Eso pensaba el viernes en una mañana radiante y plácida, escalando en manga corta allí donde comienza a escasear el oxígeno. Por la tarde bajamos al refugio de Cósmicos, en la parte francesa del valle, para descansar unas horas antes de iniciar la ascensión al Mont Blanc. La previsión del tiempo era buena hasta la tarde del sábado, que anunciaba unas tormentas eléctricas que en aquellas alturas son algo serio. Así que había que darse prisa. Partimos a las dos de la madrugada y poco después de las cinco ya habíamos superado los dos pasos más complicados de la escalada: la pendiente vertiginosa del Tacul, y el paredón de hielo del Mont Maudit. Ya estaba casi hecho. A partir de ahí, la subida tendida y sin dificultades técnicas hasta la cima de Europa. O eso imaginábamos, porque ningún parte meteorológico anunciaba rachas de viento de 50 kilómetros por hora a partir de los 4.300 metros. No nevaba, pero Ibón y yo éramos un proyecto de novias, con aquel velo blanco que envolvía nuestros prendas técnicas de colores por culpa de la nieve en suspensión. Subíamos en zig zag, y cada vez que avanzábamos de cara al viento aquello era el Apocalipsis. Hasta que Ibón, un tipo recio y con muchos recursos en la alta montaña, se giró para gritarme que quizá tendríamos que dar la vuelta. Si al acercarnos a la última cornisa el viento arreciaba un poco más nos podría desequilibrar en una zona muy expuesta, y habría que desistir. Dios quiso que al asomarnos al balcón norte el vendaval continuara igual de salvaje, pero no más.
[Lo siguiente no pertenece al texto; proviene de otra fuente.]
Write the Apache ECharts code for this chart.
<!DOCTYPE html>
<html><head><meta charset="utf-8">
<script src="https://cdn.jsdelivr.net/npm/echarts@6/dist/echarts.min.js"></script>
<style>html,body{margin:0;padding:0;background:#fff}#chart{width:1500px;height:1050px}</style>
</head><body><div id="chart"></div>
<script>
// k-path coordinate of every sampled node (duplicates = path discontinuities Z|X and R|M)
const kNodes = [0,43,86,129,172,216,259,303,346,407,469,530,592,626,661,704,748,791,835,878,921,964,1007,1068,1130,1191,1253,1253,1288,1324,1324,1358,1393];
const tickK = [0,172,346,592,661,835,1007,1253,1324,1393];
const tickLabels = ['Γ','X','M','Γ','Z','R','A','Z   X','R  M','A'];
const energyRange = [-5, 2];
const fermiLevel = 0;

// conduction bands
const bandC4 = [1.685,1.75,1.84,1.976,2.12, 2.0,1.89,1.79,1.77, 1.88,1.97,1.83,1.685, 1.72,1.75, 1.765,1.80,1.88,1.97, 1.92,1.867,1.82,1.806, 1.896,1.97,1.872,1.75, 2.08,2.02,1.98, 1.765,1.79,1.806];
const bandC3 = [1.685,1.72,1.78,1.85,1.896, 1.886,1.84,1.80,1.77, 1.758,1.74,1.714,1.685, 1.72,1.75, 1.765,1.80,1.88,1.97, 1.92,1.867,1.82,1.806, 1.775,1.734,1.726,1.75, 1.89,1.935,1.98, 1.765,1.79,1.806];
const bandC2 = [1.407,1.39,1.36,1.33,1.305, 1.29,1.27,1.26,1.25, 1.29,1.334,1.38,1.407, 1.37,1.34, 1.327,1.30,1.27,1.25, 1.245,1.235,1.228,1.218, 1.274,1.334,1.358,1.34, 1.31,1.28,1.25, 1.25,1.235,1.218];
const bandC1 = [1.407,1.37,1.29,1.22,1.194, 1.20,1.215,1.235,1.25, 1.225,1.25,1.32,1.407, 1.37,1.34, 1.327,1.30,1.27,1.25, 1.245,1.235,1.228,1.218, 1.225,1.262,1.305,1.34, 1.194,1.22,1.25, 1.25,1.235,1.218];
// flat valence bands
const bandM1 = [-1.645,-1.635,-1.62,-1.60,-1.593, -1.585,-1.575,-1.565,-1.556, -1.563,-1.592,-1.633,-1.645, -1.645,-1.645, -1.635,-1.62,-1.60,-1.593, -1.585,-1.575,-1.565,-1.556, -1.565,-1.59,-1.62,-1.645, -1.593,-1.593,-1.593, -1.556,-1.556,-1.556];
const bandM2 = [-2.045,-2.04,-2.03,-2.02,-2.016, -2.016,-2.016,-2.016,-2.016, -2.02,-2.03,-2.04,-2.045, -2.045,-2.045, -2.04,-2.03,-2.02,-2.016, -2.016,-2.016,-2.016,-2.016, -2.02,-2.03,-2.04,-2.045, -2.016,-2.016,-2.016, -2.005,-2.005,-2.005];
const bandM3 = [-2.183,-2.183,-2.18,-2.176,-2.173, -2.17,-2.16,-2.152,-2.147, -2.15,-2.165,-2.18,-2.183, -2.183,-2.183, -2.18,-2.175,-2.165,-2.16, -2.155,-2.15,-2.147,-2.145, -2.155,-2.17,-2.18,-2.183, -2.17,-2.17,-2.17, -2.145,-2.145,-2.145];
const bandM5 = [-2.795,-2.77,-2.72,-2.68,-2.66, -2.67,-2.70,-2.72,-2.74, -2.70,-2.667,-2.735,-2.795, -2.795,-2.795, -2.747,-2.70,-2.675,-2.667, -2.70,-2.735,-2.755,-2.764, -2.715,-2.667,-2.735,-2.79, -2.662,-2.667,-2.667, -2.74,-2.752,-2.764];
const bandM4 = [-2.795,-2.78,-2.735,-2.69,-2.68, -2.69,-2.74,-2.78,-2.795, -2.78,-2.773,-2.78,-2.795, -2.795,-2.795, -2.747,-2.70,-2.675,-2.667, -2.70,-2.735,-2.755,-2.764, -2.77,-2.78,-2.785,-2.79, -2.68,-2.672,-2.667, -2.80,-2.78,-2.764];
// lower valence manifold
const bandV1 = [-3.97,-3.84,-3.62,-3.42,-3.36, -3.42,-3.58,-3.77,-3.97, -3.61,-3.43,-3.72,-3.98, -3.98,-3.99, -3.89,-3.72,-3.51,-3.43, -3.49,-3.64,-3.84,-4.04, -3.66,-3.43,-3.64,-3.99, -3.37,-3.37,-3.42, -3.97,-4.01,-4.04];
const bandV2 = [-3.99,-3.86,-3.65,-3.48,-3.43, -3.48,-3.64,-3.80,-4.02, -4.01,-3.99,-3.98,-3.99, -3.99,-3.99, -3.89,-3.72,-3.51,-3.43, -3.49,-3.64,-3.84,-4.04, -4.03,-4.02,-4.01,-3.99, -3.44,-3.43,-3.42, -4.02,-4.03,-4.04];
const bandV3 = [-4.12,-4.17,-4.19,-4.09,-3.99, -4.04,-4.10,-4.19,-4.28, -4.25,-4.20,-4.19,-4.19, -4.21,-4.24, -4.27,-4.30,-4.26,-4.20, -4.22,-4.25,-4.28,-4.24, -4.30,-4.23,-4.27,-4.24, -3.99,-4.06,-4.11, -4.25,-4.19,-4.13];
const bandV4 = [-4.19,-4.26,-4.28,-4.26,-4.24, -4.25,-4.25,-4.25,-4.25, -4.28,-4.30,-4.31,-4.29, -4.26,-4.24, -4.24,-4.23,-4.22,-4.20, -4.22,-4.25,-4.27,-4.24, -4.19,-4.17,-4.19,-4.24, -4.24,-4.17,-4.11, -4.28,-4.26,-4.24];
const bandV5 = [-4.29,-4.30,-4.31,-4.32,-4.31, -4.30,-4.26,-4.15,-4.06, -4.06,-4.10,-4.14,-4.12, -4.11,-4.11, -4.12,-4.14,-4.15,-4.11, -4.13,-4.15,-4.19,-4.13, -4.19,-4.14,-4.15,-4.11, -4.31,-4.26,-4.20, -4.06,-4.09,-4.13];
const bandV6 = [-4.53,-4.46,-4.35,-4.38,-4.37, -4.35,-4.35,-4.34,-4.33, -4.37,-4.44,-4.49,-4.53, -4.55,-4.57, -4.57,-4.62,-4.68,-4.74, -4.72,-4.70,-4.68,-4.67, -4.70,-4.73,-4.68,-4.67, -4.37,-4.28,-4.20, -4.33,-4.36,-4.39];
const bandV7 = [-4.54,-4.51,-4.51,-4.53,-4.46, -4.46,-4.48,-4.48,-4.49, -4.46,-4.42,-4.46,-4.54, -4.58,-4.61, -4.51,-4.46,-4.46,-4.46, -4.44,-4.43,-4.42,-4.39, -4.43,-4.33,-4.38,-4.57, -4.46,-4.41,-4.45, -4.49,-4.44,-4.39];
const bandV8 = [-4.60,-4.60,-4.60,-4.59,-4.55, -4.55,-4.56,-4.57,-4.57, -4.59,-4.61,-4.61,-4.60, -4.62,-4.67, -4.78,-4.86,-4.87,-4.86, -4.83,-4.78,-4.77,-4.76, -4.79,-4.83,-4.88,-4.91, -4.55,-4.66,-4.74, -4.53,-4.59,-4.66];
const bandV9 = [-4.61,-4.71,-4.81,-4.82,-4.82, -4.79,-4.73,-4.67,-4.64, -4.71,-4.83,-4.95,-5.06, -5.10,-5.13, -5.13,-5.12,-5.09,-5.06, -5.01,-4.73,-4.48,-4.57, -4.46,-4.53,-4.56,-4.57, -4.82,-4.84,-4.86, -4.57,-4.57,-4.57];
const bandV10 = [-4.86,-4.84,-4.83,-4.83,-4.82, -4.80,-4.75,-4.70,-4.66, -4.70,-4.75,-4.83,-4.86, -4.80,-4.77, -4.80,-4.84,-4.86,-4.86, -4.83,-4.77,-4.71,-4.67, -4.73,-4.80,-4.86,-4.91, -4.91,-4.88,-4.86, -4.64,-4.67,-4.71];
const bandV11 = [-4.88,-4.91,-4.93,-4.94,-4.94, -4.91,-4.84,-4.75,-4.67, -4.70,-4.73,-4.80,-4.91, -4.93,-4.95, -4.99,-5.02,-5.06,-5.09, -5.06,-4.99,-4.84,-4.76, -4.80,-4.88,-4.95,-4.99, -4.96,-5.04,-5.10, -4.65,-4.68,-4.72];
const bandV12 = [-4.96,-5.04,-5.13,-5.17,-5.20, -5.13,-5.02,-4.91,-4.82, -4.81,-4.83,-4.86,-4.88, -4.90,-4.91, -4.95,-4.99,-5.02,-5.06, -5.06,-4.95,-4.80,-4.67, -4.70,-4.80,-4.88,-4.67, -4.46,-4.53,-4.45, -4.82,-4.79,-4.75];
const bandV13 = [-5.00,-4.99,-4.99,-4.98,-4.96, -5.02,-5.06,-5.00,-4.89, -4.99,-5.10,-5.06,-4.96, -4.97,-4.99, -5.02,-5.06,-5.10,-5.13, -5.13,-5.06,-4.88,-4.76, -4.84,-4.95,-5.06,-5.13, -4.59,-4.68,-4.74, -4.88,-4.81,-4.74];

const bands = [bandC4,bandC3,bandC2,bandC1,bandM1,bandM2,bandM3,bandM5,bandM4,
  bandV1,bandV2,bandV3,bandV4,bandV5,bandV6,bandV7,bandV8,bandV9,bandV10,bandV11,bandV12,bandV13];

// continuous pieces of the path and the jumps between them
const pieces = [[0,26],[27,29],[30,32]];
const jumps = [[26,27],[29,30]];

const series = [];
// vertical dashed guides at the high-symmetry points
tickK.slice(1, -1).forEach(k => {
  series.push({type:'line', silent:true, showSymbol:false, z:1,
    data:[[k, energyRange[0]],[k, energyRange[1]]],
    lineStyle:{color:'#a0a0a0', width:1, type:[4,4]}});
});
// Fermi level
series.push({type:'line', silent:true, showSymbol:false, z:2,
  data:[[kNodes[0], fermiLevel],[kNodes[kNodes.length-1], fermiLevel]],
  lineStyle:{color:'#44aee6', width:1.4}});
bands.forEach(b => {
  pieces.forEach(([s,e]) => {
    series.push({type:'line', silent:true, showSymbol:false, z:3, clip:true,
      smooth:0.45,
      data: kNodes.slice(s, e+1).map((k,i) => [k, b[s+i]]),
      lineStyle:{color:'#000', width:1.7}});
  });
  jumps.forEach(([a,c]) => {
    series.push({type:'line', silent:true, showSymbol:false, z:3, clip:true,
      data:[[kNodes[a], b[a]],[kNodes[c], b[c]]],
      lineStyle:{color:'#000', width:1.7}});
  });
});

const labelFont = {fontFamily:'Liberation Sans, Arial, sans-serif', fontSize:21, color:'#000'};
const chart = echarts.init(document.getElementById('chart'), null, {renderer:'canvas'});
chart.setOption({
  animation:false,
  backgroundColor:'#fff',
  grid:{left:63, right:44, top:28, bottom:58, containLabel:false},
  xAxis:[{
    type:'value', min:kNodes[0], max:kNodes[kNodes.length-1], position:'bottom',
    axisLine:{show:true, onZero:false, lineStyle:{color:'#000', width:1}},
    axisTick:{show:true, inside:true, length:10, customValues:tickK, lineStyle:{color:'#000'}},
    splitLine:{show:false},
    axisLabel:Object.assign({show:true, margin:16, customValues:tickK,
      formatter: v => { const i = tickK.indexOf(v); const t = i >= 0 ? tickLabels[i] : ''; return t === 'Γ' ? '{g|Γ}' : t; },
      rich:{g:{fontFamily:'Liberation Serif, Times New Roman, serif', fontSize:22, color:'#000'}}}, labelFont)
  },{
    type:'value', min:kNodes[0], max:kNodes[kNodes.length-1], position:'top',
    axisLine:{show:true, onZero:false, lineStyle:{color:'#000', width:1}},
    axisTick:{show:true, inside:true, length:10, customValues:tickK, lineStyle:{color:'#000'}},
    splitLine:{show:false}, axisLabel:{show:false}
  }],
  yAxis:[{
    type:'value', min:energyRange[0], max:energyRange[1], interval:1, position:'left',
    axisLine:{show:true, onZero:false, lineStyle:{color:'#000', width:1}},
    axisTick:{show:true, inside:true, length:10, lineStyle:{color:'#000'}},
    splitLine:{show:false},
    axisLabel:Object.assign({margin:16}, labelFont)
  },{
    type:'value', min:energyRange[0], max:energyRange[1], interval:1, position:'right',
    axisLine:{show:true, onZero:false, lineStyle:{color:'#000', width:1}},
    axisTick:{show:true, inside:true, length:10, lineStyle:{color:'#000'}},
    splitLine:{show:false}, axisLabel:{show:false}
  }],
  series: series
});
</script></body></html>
Hacía frío, y la sensación térmica era inhumana por culpa de aquel huracán. Llevaba toda mi ropa de abrigo puesta, incluidos unos guantes largos que me tapaban medio antebrazo. Había cerrado fuerte el velcro del impermeable en torno a las muñecas para que no me entrara aquel aire gélido, así que durante toda esa última parte de la ascensión no pude consultar mi reloj. No sabía qué hora era, ni a qué altura estábamos. Era imposible divisar la cima en aquella coctelera de nubes, viento y nieve, y mis piernas y mi pecho estaban a punto de estallar por el esfuerzo físico. Pero lo último que puede estallar allí arriba es la cabeza. Así que grité a Ibon que parase. Necesitaba saber a qué altura estábamos y cuánto tiempo llevábamos de ascensión. Porque sí que pensaba en el objetivo, y en alcanzarlo asumiendo un riesgo razonable, no a cualquier precio. Entonces vi la pantalla, y la hora, y la altitud. Supe que íbamos a llegar, y aprendí la lección.

Estuvimos tres minutos en la cumbre del Mont Blanc. El primero casi se nos fue en un abrazo, y los dos siguientes en encontrar el móvil entre toda esa ropa y sacarnos un par de fotos. Aún me dio tiempo para salir de mi error del día anterior, y comprender que la alta montaña es exactamente igual que la vida a nivel de mar. Necesitamos objetivos, y necesitamos ilusión y compromiso para alcanzarlos. La montaña saca lo mejor y lo peor de las personas. Simplemente lo multiplica por cien.